Entries with chart source code:
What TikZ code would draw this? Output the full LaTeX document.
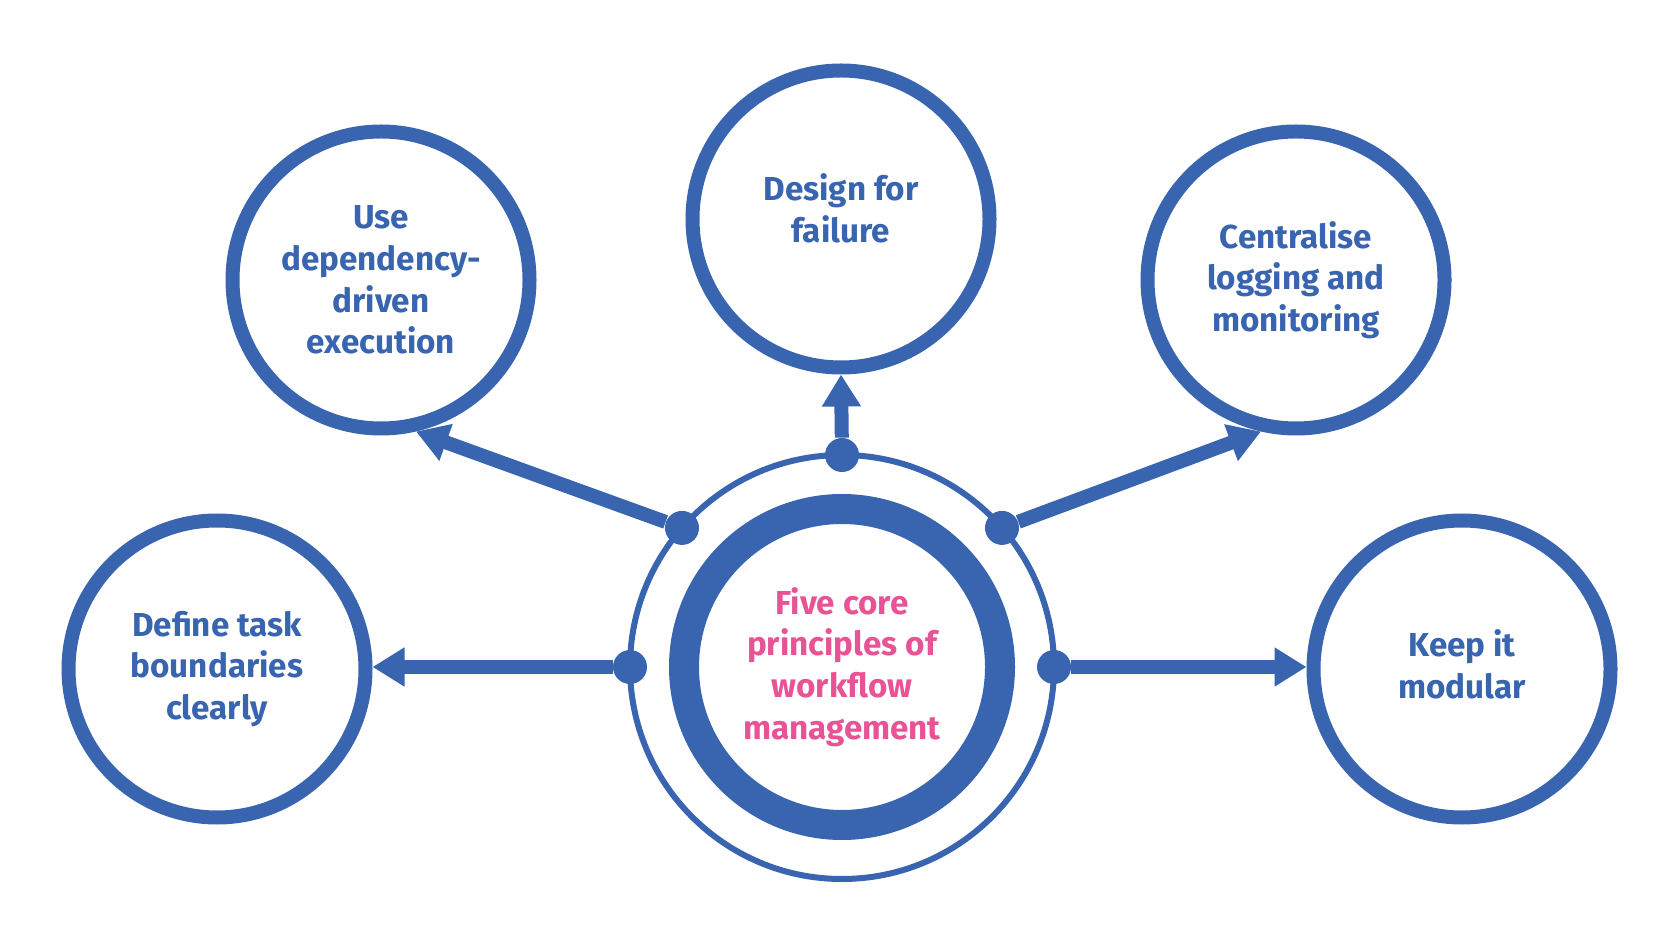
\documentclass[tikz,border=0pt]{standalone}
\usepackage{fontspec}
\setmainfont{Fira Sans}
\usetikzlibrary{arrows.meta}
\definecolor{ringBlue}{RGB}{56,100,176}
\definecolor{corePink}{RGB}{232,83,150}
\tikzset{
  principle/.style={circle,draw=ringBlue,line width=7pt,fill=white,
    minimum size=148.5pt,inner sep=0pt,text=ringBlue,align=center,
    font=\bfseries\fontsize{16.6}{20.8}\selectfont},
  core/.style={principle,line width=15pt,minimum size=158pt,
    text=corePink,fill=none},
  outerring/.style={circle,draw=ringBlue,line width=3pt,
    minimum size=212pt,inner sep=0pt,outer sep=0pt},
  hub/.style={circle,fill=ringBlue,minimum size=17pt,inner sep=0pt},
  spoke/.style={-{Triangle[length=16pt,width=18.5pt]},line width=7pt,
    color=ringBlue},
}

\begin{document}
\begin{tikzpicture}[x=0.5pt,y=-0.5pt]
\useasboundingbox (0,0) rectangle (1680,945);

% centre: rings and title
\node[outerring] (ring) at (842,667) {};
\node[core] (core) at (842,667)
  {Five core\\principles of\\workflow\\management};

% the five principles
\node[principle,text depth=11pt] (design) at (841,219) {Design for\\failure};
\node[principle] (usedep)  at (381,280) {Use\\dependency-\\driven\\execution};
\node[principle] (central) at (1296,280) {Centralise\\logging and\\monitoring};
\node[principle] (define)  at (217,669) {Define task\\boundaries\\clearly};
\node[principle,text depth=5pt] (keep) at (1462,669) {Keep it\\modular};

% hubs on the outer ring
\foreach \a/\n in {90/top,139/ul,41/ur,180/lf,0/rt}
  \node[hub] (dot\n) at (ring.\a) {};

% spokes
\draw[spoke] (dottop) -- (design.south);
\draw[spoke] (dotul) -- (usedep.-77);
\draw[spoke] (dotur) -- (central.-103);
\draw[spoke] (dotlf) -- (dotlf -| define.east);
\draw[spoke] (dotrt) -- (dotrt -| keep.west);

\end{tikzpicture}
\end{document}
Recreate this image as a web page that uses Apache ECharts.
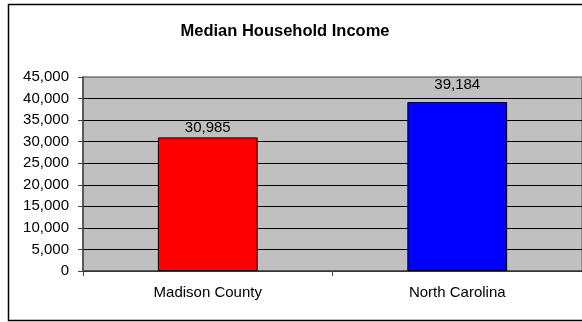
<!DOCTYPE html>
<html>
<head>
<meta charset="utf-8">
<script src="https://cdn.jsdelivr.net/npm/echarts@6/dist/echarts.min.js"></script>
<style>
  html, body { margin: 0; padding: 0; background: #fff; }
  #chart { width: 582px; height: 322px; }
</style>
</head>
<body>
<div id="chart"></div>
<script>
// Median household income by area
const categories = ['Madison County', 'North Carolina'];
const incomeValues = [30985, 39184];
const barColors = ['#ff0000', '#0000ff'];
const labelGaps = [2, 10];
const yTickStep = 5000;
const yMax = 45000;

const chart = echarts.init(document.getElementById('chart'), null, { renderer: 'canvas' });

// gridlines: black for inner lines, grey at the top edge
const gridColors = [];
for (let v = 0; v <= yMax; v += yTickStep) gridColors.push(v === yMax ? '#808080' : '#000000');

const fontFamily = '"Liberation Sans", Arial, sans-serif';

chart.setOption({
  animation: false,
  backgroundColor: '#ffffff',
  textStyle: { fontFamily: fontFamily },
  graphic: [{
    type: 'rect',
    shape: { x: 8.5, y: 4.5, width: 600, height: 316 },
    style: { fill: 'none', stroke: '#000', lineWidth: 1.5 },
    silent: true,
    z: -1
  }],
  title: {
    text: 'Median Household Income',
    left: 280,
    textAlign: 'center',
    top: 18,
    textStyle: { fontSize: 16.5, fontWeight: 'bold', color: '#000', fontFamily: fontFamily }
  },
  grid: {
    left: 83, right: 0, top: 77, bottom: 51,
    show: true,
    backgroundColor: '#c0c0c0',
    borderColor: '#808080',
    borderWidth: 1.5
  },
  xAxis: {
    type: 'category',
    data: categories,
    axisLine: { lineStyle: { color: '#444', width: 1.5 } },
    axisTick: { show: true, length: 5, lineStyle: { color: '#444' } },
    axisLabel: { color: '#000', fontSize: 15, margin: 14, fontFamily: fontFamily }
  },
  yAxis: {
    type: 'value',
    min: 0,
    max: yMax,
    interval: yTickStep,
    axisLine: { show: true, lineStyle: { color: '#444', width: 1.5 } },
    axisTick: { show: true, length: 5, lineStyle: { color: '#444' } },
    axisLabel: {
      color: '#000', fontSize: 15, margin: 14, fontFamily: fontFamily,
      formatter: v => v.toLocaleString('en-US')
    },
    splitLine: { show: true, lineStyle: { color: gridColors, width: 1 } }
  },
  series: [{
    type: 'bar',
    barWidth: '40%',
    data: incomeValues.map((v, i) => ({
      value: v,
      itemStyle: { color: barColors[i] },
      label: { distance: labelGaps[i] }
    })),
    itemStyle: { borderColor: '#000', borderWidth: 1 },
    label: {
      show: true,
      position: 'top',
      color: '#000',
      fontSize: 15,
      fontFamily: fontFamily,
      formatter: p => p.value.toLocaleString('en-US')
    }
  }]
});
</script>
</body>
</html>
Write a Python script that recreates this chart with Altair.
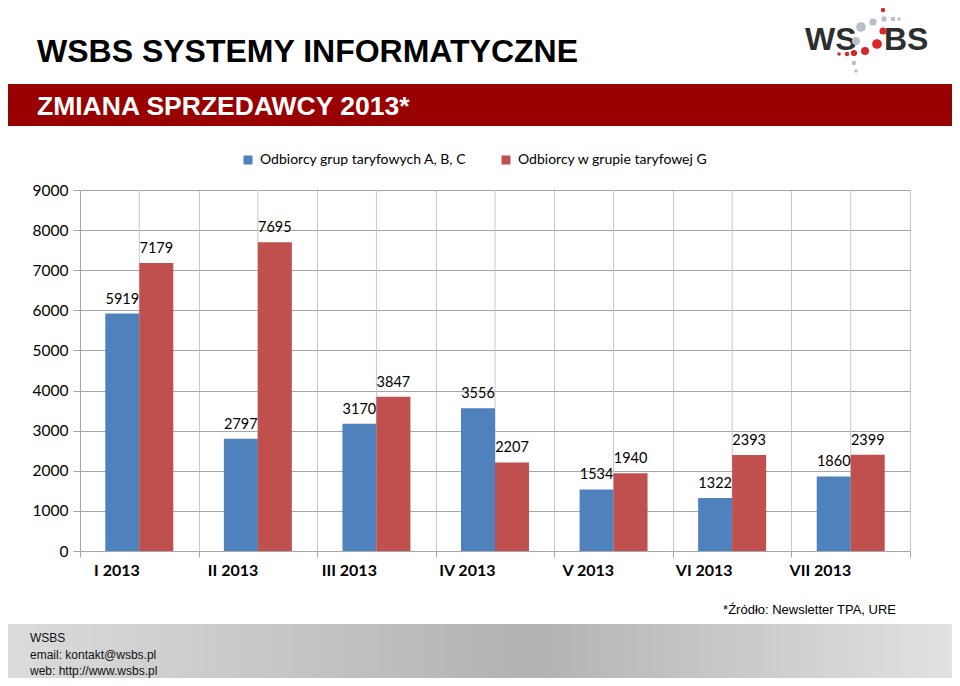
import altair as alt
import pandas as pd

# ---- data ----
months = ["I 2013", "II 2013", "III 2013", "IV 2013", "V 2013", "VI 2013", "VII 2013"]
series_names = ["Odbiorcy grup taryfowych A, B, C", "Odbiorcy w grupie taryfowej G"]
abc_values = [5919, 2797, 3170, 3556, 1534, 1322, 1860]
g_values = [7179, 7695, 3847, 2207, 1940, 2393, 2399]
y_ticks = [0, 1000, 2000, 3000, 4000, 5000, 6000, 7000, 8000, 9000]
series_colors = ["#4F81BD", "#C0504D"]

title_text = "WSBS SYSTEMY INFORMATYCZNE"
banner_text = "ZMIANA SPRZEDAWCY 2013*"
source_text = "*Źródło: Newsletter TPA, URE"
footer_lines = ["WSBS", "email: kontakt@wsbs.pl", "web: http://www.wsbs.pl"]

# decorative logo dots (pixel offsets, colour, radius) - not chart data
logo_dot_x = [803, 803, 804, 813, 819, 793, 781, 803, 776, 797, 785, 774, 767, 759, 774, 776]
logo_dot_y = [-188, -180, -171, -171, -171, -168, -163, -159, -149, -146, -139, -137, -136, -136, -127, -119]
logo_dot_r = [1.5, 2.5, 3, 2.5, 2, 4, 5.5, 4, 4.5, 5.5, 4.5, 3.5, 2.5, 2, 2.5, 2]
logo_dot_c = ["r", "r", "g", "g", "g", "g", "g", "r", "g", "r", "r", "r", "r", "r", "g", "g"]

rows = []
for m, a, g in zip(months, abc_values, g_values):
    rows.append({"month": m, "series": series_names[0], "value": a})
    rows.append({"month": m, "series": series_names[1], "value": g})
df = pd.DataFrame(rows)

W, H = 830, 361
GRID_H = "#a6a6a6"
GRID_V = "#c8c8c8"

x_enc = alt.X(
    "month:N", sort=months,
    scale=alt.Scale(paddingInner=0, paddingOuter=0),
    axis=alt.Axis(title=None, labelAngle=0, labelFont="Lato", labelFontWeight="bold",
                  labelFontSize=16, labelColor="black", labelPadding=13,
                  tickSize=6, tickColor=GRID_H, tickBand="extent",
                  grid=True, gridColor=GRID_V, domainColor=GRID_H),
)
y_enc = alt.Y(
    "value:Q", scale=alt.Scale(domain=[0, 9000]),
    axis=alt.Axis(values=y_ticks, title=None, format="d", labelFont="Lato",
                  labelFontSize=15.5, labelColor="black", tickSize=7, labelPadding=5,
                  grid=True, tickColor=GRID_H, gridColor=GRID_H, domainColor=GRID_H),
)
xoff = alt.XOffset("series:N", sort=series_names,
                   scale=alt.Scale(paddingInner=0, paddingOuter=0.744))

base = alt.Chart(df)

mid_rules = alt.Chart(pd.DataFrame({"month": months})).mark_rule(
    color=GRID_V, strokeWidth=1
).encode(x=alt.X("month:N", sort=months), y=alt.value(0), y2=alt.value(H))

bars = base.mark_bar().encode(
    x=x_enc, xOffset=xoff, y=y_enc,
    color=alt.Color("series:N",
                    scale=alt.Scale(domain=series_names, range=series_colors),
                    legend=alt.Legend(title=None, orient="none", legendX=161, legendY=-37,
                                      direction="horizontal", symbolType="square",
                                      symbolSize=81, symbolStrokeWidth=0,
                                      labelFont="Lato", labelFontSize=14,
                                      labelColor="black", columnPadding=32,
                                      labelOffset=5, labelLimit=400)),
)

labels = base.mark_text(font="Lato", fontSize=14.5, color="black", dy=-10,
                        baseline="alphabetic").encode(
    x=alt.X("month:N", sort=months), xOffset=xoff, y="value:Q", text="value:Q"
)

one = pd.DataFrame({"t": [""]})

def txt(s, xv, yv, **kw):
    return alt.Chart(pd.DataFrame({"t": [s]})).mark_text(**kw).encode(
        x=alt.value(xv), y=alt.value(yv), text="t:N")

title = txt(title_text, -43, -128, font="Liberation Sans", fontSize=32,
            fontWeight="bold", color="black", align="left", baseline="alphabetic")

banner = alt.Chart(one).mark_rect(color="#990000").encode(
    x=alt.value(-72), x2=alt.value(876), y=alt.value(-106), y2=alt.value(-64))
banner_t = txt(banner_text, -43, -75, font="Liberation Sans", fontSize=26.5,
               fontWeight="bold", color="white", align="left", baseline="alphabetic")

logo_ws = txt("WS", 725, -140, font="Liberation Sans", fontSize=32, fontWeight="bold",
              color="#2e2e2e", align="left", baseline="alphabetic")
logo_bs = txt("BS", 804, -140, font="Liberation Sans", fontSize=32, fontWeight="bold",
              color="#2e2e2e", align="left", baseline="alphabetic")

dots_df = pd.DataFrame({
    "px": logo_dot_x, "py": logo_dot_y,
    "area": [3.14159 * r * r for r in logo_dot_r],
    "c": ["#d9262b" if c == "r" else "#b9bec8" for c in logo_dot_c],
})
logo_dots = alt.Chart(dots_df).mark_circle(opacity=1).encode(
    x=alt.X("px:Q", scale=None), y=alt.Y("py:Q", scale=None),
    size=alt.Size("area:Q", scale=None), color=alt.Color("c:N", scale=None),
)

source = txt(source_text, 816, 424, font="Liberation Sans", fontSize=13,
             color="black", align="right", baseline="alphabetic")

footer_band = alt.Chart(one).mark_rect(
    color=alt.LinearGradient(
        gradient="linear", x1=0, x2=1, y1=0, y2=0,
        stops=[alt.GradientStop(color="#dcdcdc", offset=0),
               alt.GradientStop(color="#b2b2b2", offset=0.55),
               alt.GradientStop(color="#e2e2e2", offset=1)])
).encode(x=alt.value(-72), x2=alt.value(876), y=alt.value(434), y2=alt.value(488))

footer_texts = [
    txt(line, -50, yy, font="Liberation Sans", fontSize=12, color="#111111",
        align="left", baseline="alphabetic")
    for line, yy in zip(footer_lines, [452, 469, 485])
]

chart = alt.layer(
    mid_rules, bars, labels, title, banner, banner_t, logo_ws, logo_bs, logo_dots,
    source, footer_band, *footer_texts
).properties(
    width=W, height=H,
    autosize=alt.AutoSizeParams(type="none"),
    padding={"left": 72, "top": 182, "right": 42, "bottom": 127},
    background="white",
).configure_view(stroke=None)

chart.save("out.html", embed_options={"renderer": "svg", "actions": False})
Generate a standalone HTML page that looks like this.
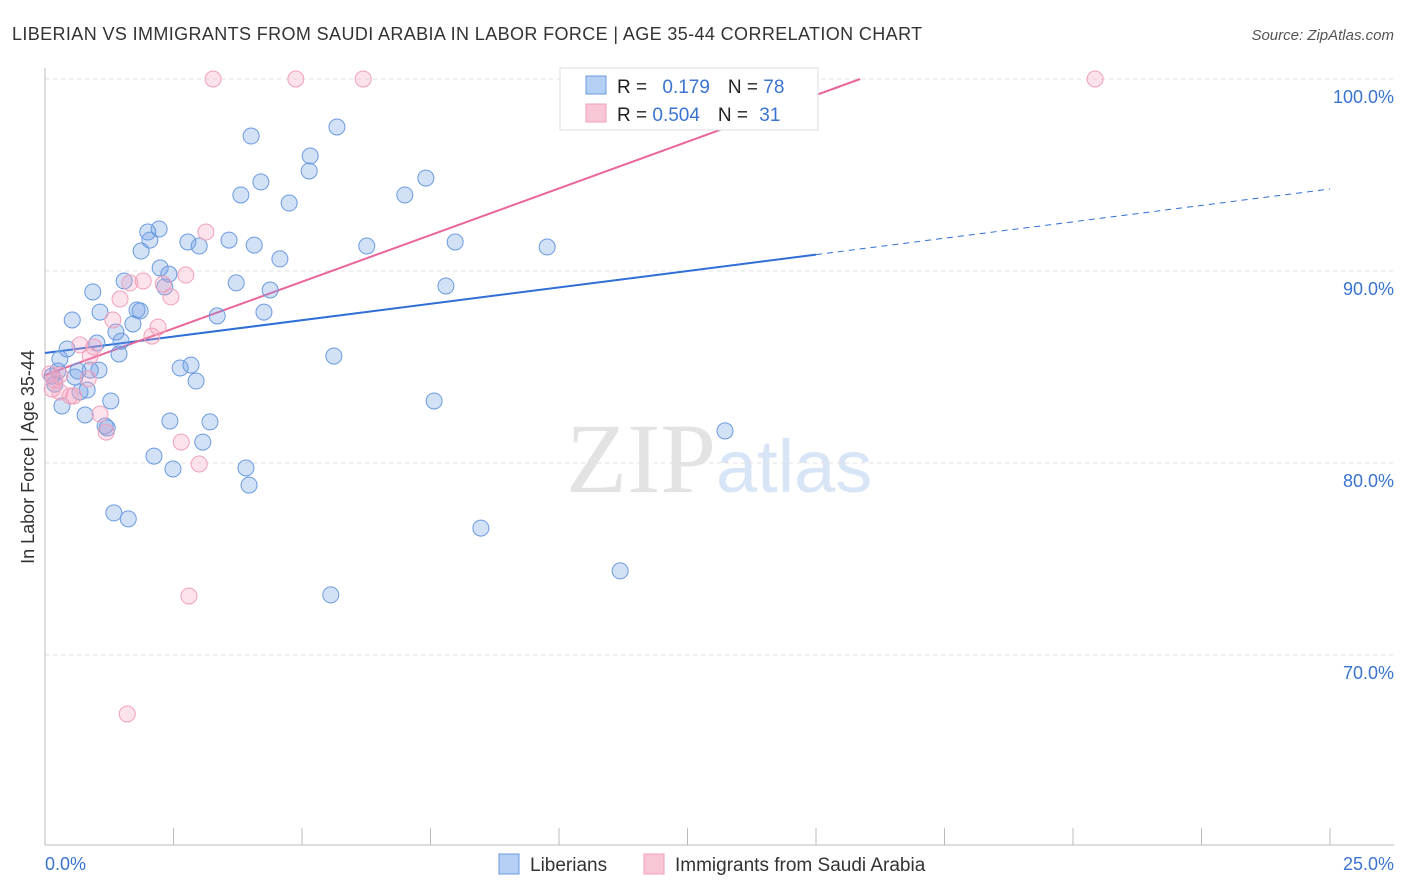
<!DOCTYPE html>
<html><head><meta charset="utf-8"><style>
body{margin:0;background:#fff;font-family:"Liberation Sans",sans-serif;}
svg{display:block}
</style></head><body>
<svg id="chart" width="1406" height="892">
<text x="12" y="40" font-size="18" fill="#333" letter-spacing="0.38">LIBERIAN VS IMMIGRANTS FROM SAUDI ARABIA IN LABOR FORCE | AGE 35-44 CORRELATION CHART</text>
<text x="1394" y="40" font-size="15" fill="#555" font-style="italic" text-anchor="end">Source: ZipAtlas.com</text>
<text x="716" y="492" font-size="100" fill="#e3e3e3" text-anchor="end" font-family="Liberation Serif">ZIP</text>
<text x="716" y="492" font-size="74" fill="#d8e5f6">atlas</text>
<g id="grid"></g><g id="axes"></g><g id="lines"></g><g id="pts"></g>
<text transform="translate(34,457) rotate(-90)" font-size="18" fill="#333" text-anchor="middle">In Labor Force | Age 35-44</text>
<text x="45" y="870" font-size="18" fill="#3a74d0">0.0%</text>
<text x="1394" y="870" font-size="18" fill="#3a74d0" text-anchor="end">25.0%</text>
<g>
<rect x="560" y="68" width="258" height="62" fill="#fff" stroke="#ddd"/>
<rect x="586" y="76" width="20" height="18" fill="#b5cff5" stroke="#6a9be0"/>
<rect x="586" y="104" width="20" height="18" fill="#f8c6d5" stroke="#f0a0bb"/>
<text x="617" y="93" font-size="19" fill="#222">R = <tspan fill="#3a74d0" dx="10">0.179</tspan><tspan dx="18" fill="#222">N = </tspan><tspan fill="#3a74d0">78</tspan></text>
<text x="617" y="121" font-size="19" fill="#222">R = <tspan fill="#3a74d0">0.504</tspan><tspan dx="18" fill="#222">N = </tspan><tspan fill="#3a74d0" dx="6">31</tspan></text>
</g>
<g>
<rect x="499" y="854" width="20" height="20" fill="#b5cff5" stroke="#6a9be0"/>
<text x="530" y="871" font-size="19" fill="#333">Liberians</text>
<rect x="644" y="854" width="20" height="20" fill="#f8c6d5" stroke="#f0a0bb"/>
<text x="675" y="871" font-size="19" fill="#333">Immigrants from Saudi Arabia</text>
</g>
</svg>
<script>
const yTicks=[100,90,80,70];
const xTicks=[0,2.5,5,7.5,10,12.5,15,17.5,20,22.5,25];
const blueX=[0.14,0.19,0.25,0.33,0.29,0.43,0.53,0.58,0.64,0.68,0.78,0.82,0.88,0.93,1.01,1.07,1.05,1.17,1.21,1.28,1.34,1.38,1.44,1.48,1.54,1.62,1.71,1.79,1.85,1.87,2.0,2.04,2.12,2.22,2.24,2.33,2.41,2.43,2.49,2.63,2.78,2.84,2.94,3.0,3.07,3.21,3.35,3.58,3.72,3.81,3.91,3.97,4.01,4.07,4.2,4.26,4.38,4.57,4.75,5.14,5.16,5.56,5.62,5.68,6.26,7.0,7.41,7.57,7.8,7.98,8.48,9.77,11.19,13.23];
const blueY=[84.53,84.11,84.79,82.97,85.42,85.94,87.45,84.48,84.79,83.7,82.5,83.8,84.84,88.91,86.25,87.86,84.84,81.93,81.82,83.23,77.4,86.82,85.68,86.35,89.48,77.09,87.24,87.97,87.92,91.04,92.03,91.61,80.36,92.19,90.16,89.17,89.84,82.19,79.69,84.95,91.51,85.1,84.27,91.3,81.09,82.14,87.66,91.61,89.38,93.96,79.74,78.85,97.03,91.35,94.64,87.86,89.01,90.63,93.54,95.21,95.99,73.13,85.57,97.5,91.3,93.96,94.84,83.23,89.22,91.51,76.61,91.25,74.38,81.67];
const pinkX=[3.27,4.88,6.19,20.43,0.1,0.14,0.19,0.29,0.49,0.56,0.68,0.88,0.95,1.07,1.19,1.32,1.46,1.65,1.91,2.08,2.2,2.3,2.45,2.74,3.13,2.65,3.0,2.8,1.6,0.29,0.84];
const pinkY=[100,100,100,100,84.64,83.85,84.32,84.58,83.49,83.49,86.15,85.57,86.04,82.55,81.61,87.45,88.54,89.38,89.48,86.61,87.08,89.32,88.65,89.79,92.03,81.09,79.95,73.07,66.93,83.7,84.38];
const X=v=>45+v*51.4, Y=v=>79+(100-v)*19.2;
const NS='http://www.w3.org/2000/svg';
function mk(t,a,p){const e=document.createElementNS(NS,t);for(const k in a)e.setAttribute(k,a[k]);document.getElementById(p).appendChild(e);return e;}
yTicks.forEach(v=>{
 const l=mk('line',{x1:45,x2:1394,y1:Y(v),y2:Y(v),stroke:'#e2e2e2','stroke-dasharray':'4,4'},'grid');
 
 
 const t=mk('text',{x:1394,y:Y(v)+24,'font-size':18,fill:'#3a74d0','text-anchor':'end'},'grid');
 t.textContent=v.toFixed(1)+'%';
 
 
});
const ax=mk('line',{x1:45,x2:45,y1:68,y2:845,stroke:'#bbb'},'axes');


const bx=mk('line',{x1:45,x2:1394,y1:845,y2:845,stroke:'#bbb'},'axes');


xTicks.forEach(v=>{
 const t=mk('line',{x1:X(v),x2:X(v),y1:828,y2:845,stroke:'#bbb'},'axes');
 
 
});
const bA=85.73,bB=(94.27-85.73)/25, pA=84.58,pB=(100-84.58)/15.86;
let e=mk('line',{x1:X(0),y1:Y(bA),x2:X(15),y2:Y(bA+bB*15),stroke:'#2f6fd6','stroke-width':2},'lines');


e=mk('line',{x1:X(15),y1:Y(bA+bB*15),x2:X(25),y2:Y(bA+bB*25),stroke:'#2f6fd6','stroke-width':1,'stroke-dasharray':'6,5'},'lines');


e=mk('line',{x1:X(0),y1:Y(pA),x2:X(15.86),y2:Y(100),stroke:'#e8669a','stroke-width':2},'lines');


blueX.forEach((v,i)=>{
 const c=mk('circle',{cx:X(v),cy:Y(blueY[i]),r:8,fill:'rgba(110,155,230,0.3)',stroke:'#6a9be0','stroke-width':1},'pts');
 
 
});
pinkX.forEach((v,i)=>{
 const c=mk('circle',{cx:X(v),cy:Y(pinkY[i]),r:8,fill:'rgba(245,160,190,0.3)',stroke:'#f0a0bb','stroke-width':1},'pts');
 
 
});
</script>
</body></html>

Brief
Copy out the listing above from the line containing "Write a Python" to the line containing "import pandas as pd", both included, exactly as written and minus the images.

Solution below
Write a Python script that recreates this chart with Altair.
import altair as alt
import pandas as pd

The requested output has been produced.